- Error Correction
Bosonic Code
A bosonic code encodes a logical qubit into the infinite-dimensional Hilbert space of a quantum harmonic oscillator, enabling hardware-efficient error correction using fewer physical components than qubit arrays.
The Gottesman-Kitaev-Preskill (GKP) code, proposed in 2001, encodes a logical qubit into a harmonic oscillator by distributing logical information across a grid of points in phase space. The logical |0> and |1> states are superpositions of evenly-spaced position eigenstates, and errors that displace the state by less than half a grid spacing can be corrected by measuring the displacement modulo the grid period. GKP codes are particularly powerful because small displacement errors, which arise from photon loss and thermal noise, map directly onto correctable shifts. The challenge is that ideal GKP states have infinite energy, so experimental implementations use finitely-squeezed approximations, and preparing high-quality GKP states requires significant squeezing, which has been demonstrated in optical and microwave cavities and trapped-ion motional modes.

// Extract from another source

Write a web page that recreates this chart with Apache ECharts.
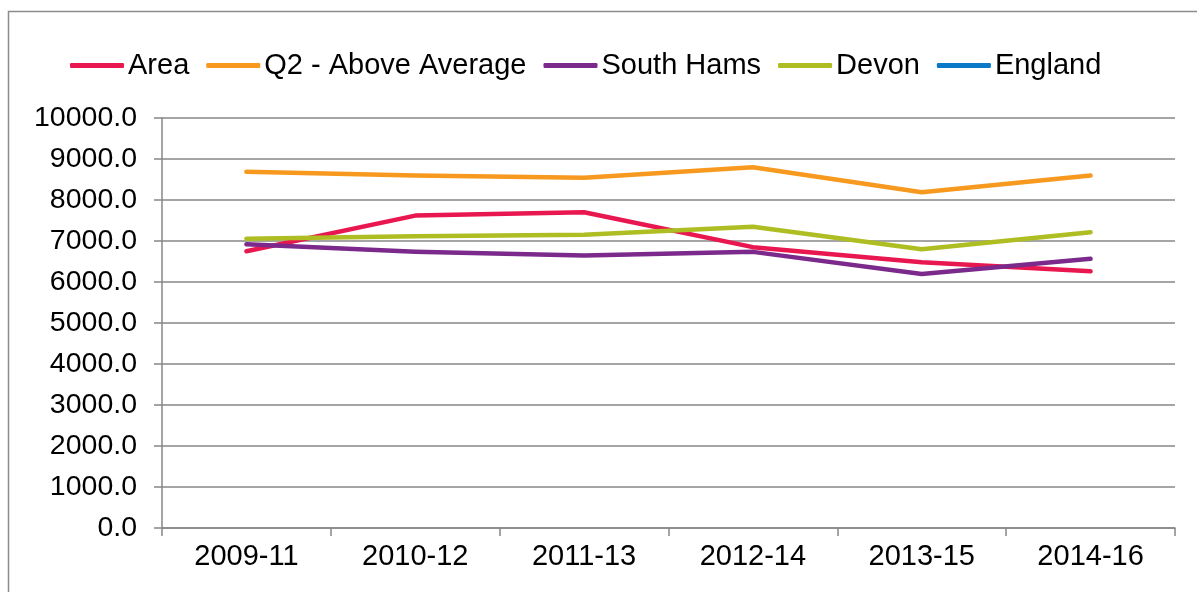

Cat codes encode logical information in superpositions of coherent states, as in the cat qubit, while binomial codes use carefully chosen Fock state superpositions whose coefficients are binomial coefficients, designed so that specific photon loss and gain events map to orthogonal error subspaces that can be detected and corrected. The binomial code was developed at Yale and demonstrated experimentally in a microwave cavity coupled to a superconducting transmon ancilla used for syndrome measurement. All three code families exploit the same key resource: the oscillator’s Hilbert space is infinite-dimensional, meaning a single physical mode contains far more room for encoding and error detection than a two-level qubit. This contrasts with stabilizer codes such as the surface code, which require many physical qubits to protect one logical qubit.
The comparison between bosonic codes and qubit-array stabilizer codes is central to evaluating their practical value. A surface code requires O(d^2) physical qubits for a distance-d logical qubit, with d needing to reach 10-20 to achieve error rates below 10^-10 in realistic hardware. A single oscillator mode encoded with a bosonic code can in principle reach comparable logical error rates with a single physical cavity, though it still requires an ancilla qubit for syndrome extraction and a classical controller for real-time feedback. Yale’s group demonstrated a bosonic-encoded logical qubit lifetime exceeding that of any physical qubit in the system, a landmark known as surpassing the break-even point. AWS Center for Quantum Computing has pursued GKP codes in their superconducting hardware program as a path to scalable fault-tolerant quantum computing with reduced physical qubit overhead.
The roadmap from bosonic codes to fully fault-tolerant computation involves concatenating the oscillator-level code with a higher-level code to handle residual errors that the bosonic code cannot correct on its own. For example, a GKP code corrects small displacements but not large ones, so a qubit-level repetition or surface code can be layered on top, with each physical qubit in that outer code being a GKP-encoded oscillator. This two-level hierarchy can achieve fault tolerance with dramatically fewer total physical components than a pure qubit-array approach. The remaining engineering challenges include the fabrication of high-coherence microwave cavities, the development of fast and high-fidelity ancilla-based syndrome measurement circuits, and the integration of real-time classical decoding hardware that can keep pace with the quantum error correction cycle time.